- **GIVEN INSTRUCTION**: Do not repeat pictures. Repeat exactly the lines of the listing below from its first line through the line with "ys = alt.Scale(domain=[2900, 3800], nice=False, zero=False)".

- **PROVIDED MATERIAL**:
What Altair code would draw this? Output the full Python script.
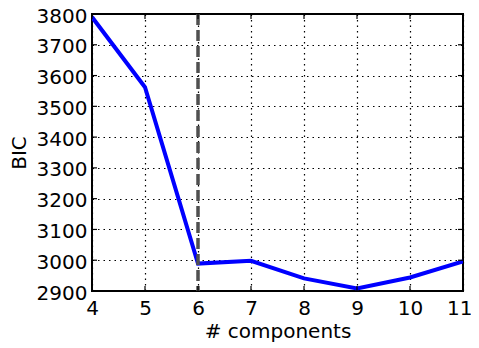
import altair as alt
import pandas as pd

components = [4, 5, 6, 7, 8, 9, 10, 11]
bic = [3790, 3562, 2989, 2998, 2941, 2908, 2944, 2996]
best_k = [6]
y_ticks = list(range(2900, 3801, 100))

W, H = 371, 277

df = pd.DataFrame({"k": components, "bic": bic})
vdf = pd.DataFrame({"k": best_k})
xt = pd.DataFrame({"k": components})
yt = pd.DataFrame({"bic": y_ticks})

font = "DejaVu Sans"
xs = alt.Scale(domain=[4, 11], nice=False, zero=False)
ys = alt.Scale(domain=[2900, 3800], nice=False, zero=False)

x_axis = alt.Axis(title="# components", values=components, format="d",
                  ticks=False, domain=False, labelFlush=False, labelOverlap=False,
                  labelAlign=alt.ExprRef(expr="datum.value == 11 ? 'right' : 'center'"),
                  labelOffset=alt.ExprRef(expr="datum.value == 11 ? 9 : 0"),
                  gridColor="black", gridDash=[1.5, 4], gridWidth=1.2,
                  labelPadding=7, titlePadding=3)
y_axis = alt.Axis(title="BIC", values=y_ticks, format="d",
                  ticks=False, domain=False, labelFlush=False, labelOverlap=False,
                  labelOffset=2,
                  gridColor="black", gridDash=[1.5, 4], gridWidth=1.2,
                  labelPadding=5, titlePadding=7)

x = alt.X("k:Q", scale=xs, axis=x_axis)
y = alt.Y("bic:Q", scale=ys, axis=y_axis)

line = alt.Chart(df).mark_line(color="#0000ff", strokeWidth=4, clip=True).encode(x=x, y=y)

vline = alt.Chart(vdf).mark_rule(color="#505050", strokeWidth=3.5, strokeDash=[11, 5]).encode(x=x)

tick_style = dict(color="black", strokeWidth=1.2)
ytick_l = alt.Chart(yt).mark_rule(**tick_style).encode(
    y=y, x=alt.value(0), x2=alt.value(5))
ytick_r = alt.Chart(yt).mark_rule(**tick_style).encode(
    y=y, x=alt.value(W - 5), x2=alt.value(W))
xtick_b = alt.Chart(xt).mark_rule(**tick_style).encode(
    x=x, y=alt.value(H - 5), y2=alt.value(H))
xtick_t = alt.Chart(xt).mark_rule(**tick_style).encode(
    x=x, y=alt.value(0), y2=alt.value(5))

chart = alt.layer(line, vline, ytick_l, ytick_r, xtick_b, xtick_t).properties(
    width=W, height=H,
    autosize=alt.AutoSizeParams(type="none"),
    padding={"left": 84, "top": 6, "right": 8, "bottom": 51},
).configure_view(
    stroke="black", strokeWidth=2
).configure_axis(
    labelFont=font, titleFont=font, labelFontSize=20, titleFontSize=20,
    labelColor="black", titleColor="black", titleFontWeight="normal"
)

chart.save("out.html", embed_options={"renderer": "svg", "actions": False})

- **FULL RESPONSE**:
What Altair code would draw this? Output the full Python script.
import altair as alt
import pandas as pd

components = [4, 5, 6, 7, 8, 9, 10, 11]
bic = [3790, 3562, 2989, 2998, 2941, 2908, 2944, 2996]
best_k = [6]
y_ticks = list(range(2900, 3801, 100))

W, H = 371, 277

df = pd.DataFrame({"k": components, "bic": bic})
vdf = pd.DataFrame({"k": best_k})
xt = pd.DataFrame({"k": components})
yt = pd.DataFrame({"bic": y_ticks})

font = "DejaVu Sans"
xs = alt.Scale(domain=[4, 11], nice=False, zero=False)
ys = alt.Scale(domain=[2900, 3800], nice=False, zero=False)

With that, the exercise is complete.